Fall 2020 Quarterly Newsletter
Author: Carl “Bud” Hedstrom, CLU®
As we find ourselves on the doorstep of the presidential election we are faced with a death toll from COVID-19 that has exceeded 200,000, a high percentage of unemployment and the federal deficit for the current fiscal year is the highest since World War II as a percentage of GDP. This has created an abundance of both social and economic turbulence.
We are bombarded with thoughts of political uncertainty and in turn, many clients are asking how they should respond in their portfolios. The short answer is that an investor should not take any action without first taking the time to revisit their financial plan and consider their long-term goals.

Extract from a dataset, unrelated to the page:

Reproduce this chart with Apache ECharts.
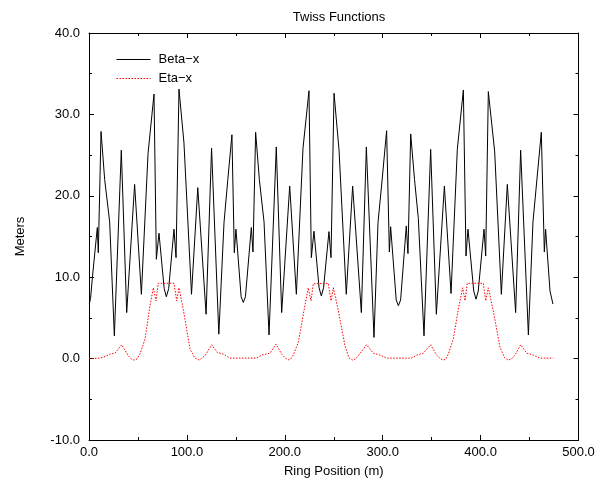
<!DOCTYPE html>
<html>
<head>
<meta charset="utf-8">
<script src="https://cdn.jsdelivr.net/npm/echarts@6/dist/echarts.min.js"></script>
<style>
  html, body { margin: 0; padding: 0; background: #fff; }
  #chart { width: 606px; height: 483px; }
</style>
</head>
<body>
<div id="chart"></div>
<script>
// positions along the ring (m) and values (m)
var betaPos = [0.3, 1.6, 3.4, 8.5, 9.5, 12.3, 16.0, 21.1, 25.9, 33.0, 38.5, 46.6, 53.5, 60.3, 66.4, 68.8, 71.5, 76.8, 79.0, 81.4, 86.8, 88.9, 91.9, 97.0,
  104.7, 111.1, 119.6, 125.2, 132.6, 137.9, 141.8, 146.0, 148.4, 150.1, 155.4, 157.6, 159.8, 165.8, 167.5, 170.2, 174.0, 178.8, 183.9, 191.3, 196.8,
  205.0, 211.8, 218.6, 224.7, 227.1, 229.8, 235.0, 237.3, 239.6, 245.1, 247.2, 250.3, 255.4, 262.8, 269.3, 278.2, 283.3, 291.1, 295.2, 299.6, 304.0,
  306.8, 308.1, 313.8, 316.0, 318.3, 324.1, 325.8, 328.6, 332.5, 336.4, 342.2, 349.0, 354.8, 363.0, 369.8, 376.2, 382.4, 385.1, 387.1, 393.0, 395.3,
  397.6, 403.5, 405.2, 407.9, 414.4, 421.2, 427.3, 435.8, 440.9, 448.8, 453.5, 462.0, 465.1, 466.4, 470.9, 473.9];
var betaVal = [6.7, 7.4, 9.9, 16.1, 13.0, 27.9, 22.0, 16.8, 2.8, 25.6, 5.65, 21.4, 7.9, 25.2, 32.5, 12.2, 15.4, 8.6, 7.6, 8.6, 15.9, 12.4, 33.1, 26.5,
  7.9, 21.0, 5.45, 25.85, 3.0, 16.7, 22.0, 27.5, 13.0, 15.9, 7.6, 6.9, 7.6, 16.1, 13.1, 27.8, 22.0, 16.8, 2.9, 26.0, 5.65,
  21.2, 7.9, 25.85, 32.9, 12.4, 15.65, 8.7, 7.7, 8.7, 15.6, 12.4, 32.6, 25.6, 7.9, 21.2, 5.65, 26.0, 2.6, 16.7, 22.2, 28.0,
  13.1, 16.2, 7.2, 6.5, 7.2, 16.3, 12.9, 27.6, 22.0, 17.2, 2.8, 25.7, 5.45, 21.2, 8.0, 25.7, 33.0, 12.6, 15.9, 8.3, 7.3,
  8.3, 15.9, 12.6, 32.8, 25.4, 7.9, 21.4, 5.65, 25.6, 2.9, 16.8, 27.8, 13.1, 15.9, 8.3, 6.7];

var etaPos = [0, 10.0, 14.6, 21.4, 26.6, 33.4, 40.2, 43.5, 46.0, 49.0, 52.1, 57.2, 62.3, 65.7, 68.4, 70.8, 86.8, 89.6, 91.9, 96.3, 103.2, 108.0, 112.4,
  118.5, 125.3, 131.1, 137.2, 144.0, 171.3, 176.4, 184.9, 191.0, 196.8, 200.5, 203.6, 206.0, 208.7, 213.8, 218.9, 224.0, 226.8, 229.1, 244.4, 247.2,
  249.6, 254.7, 261.5, 265.5, 269.3, 272.0, 275.1, 283.6, 290.4, 297.2, 304.1, 329.6, 334.7, 341.5, 349.0, 355.1, 358.8, 361.9, 364.5, 367.0, 372.1,
  377.2, 381.7, 384.1, 386.4, 402.8, 405.2, 407.9, 413.0, 419.8, 424.5, 428.3, 431.5, 435.1, 440.9, 447.1, 453.8, 460.7, 474.3];
var etaVal = [0, 0.05, 0.15, 0.55, 0.67, 1.7, 0.35, -0.1, -0.18, -0.05, 0.55, 2.4, 6.5, 8.7, 7.1, 9.25, 9.25, 7.1, 8.7, 6.05, 1.16, 0.1, -0.18,
  0.35, 1.7, 0.75, 0.55, 0.06, 0.06, 0.43, 0.67, 1.78, 0.55, 0.05, -0.15, -0.05, 0.43, 2.0, 5.45, 8.7, 7.1, 9.2, 9.25, 7.1,
  8.7, 5.85, 1.57, 0.1, -0.18, -0.05, 0.35, 1.7, 0.67, 0.43, 0.06, 0.06, 0.43, 0.67, 1.7, 0.43, 0.0, -0.18, -0.05, 0.55, 2.4,
  6.05, 8.7, 7.1, 9.25, 9.25, 7.1, 8.7, 5.85, 1.4, 0.1, -0.18, -0.05, 0.43, 1.7, 0.67, 0.43, 0.06, 0.06];

var xTicks = [0, 100, 200, 300, 400, 500];
var yTicks = [-10, 0, 10, 20, 30, 40];

function pairs(xs, ys) {
  return xs.map(function (x, i) { return [x, ys[i]]; });
}

var chart = echarts.init(document.getElementById('chart'));
var font = 'Liberation Sans, Arial, sans-serif';

function xAxisCfg(pos, showLabel) {
  return {
    type: 'value',
    position: pos,
    min: xTicks[0],
    max: xTicks[xTicks.length - 1],
    interval: 100,
    axisLine: { show: true, onZero: false, lineStyle: { color: '#000', width: 1 } },
    axisTick: { show: true, inside: true, length: 5, lineStyle: { color: '#000' } },
    minorTick: { show: true, splitNumber: 2, length: 3, lineStyle: { color: '#000' } },
    splitLine: { show: false },
    axisLabel: {
      show: showLabel,
      color: '#000',
      fontFamily: font,
      fontSize: 13,
      margin: 6,
      formatter: function (v) { return v.toFixed(1); }
    }
  };
}

function yAxisCfg(pos, showLabel) {
  return {
    type: 'value',
    position: pos,
    min: yTicks[0],
    max: yTicks[yTicks.length - 1],
    interval: 10,
    axisLine: { show: true, onZero: false, lineStyle: { color: '#000', width: 1 } },
    axisTick: { show: true, inside: true, length: 5, lineStyle: { color: '#000' } },
    minorTick: { show: true, splitNumber: 2, length: 3, lineStyle: { color: '#000' } },
    splitLine: { show: false },
    axisLabel: {
      show: showLabel,
      color: '#000',
      fontFamily: font,
      fontSize: 13,
      margin: 9,
      formatter: function (v) { return v.toFixed(1); }
    }
  };
}

var xBottom = xAxisCfg('bottom', true);
xBottom.name = 'Ring Position (m)';
xBottom.nameLocation = 'middle';
xBottom.nameGap = 25;
xBottom.nameTextStyle = { color: '#000', fontFamily: font, fontSize: 13 };

var yLeft = yAxisCfg('left', true);
yLeft.name = 'Meters';
yLeft.nameLocation = 'middle';
yLeft.nameGap = 62;
yLeft.nameRotate = 90;
yLeft.nameTextStyle = { color: '#000', fontFamily: font, fontSize: 13 };

var option = {
  backgroundColor: '#fff',
  animation: false,
  title: {
    text: 'Twiss Functions',
    left: 334,
    top: 6,
    textAlign: 'center',
    textStyle: { color: '#000', fontFamily: font, fontSize: 13, fontWeight: 'normal' }
  },
  legend: {
    data: ['Beta\u2212x', 'Eta\u2212x'],
    orient: 'vertical',
    left: 111,
    top: 48,
    itemWidth: 34,
    itemHeight: 12,
    itemGap: 6,
    itemStyle: { opacity: 0 },
    lineStyle: { width: 1 },
    textStyle: { color: '#000', fontFamily: font, fontSize: 13, padding: [0, 0, 0, 3] }
  },
  grid: { left: 89, right: 27.5, top: 33, bottom: 42 },
  xAxis: [xBottom, xAxisCfg('top', false)],
  yAxis: [yLeft, yAxisCfg('right', false)],
  series: [
    {
      name: 'Beta\u2212x',
      type: 'line',
      symbol: 'none',
      data: pairs(betaPos, betaVal),
      lineStyle: { color: '#000', width: 1 },
      itemStyle: { color: '#000' }
    },
    {
      name: 'Eta\u2212x',
      type: 'line',
      symbol: 'none',
      data: pairs(etaPos, etaVal),
      lineStyle: { color: '#ff0000', width: 1, type: [1.5, 1.5] },
      itemStyle: { color: '#ff0000' }
    }
  ]
};

chart.setOption(option);
</script>
</body>
</html>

Here are three things to consider:
1. Many changes have taken place in 2020, but have you changed your goals? Are there reasons why changes would be necessary? One of the best ways to calm your fears during times of market volatility and political uncertainty is to stick to your financial plan. This will increase your probability of surviving corrections instead of trying to time the market. Investors sometimes make the wrong decisions not because they are uninformed, but because they allow emotions or intuition to influence their reasoning.
2. We may not know election results for a while due to mail voting complications and delays. Some forecasters claim that it may be days or even weeks before the outcome is known. With such uncertainty at play, volatility will likely increase. If that does end up being the case, it’s critical to remember to not overreact and stay the course.
3. It’s interesting that election outcomes dating back to 1928, when the S&P 500 has risen in the three months before an election, the incumbent usually wins the White House. When it has fallen, the incumbent has usually lost. This pattern has had an 87% success rate and has been correct since 1980.
Whatever the outcome of this election, remember to stay focused on the fundamentals because they help you weather the market regardless of how it responds. If you have a sound financial plan, it should give you the strength to avoid the temptation to make big portfolio changes. The Schwab Center for Financial Research has data going back to 1928, which says the S&P 500 Index has ended positive 17 of the past 23 presidential election years or 74% of the time with an average annual return of 7.1%. What does all this amount to for us? Well, we can find some patterns. However, as always, past performance is no guarantee of future results. Stick with your diversified portfolio and focus on your long-term goals.